9. Prove Ramsey's Theorem. If you have trouble, consult the following plan. Consider an infinite sequence of vertices, 1, 2, 3, ...

Suppose each pair is joined by an edge. The edge joining vertices n and n + p, p > 0, is considered to begin at n and end at n + p. Now all edges are colored either red or blue so that, for every vertex n, all the edges which begin at n have the same color. If all are red, then n is called a red vertex, etc. Which vertices are red and which blue is immaterial.

(a) Show in such a sequence there exists either an infinite set of vertices every two of which are joined by a red edge, or there exists an infinite set of vertices every two of which are joined by a blue edge. (Hint: Consider the set of red vertices and the set of blue vertices; at least one of these sets must be infinite.)

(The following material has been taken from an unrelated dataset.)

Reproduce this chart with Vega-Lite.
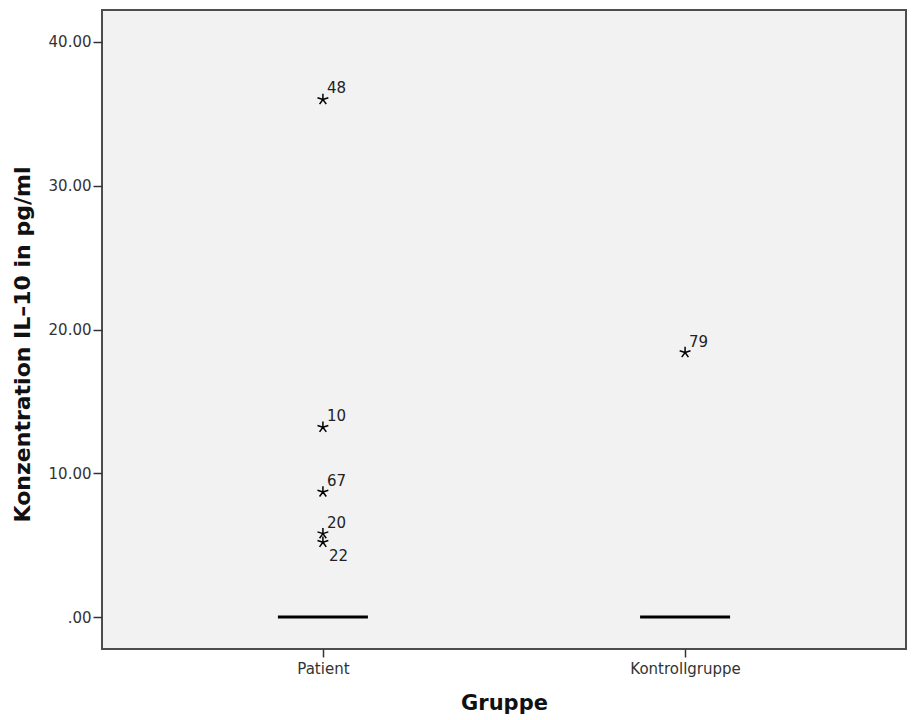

(b) Now complete the proof of Ramsey's theorem by showing that in every graph which has an infinite number of vertices one can determine a sequence of vertices as described above.

(Hint: Color all edges of the graph red. Then insert all the missing edges and color them blue. Take any vertex at all as vertex 1 of the sequence. Separate into classes R and B the vertices to which 1 is joined, respectively, by red and blue edges. At least one of R and B must contain an infinity of vertices. If both do, choose either. For definiteness, suppose R is infinite. Then take any vertex of R as vertex 2 of the sequence. Repeat the separation process with respect to vertex 2 and its infinite set B (forget all about set B). Choose any vertex of an infinite set thus obtained as vertex 3 of the sequence, and so on. From this sequence Ramsey's theorem is easily deduced by part (a). At the end rub out all the blue edges.)

10. Let A0, A1, A2, ..., A2n-1 denote, in cyclic order, the vertices of a regular 2n-gon. Let all the sides and diagonals be drawn to give graph G. Prove that every Hamiltonian circuit of G must contain two edges which are parallel lines in the diagram.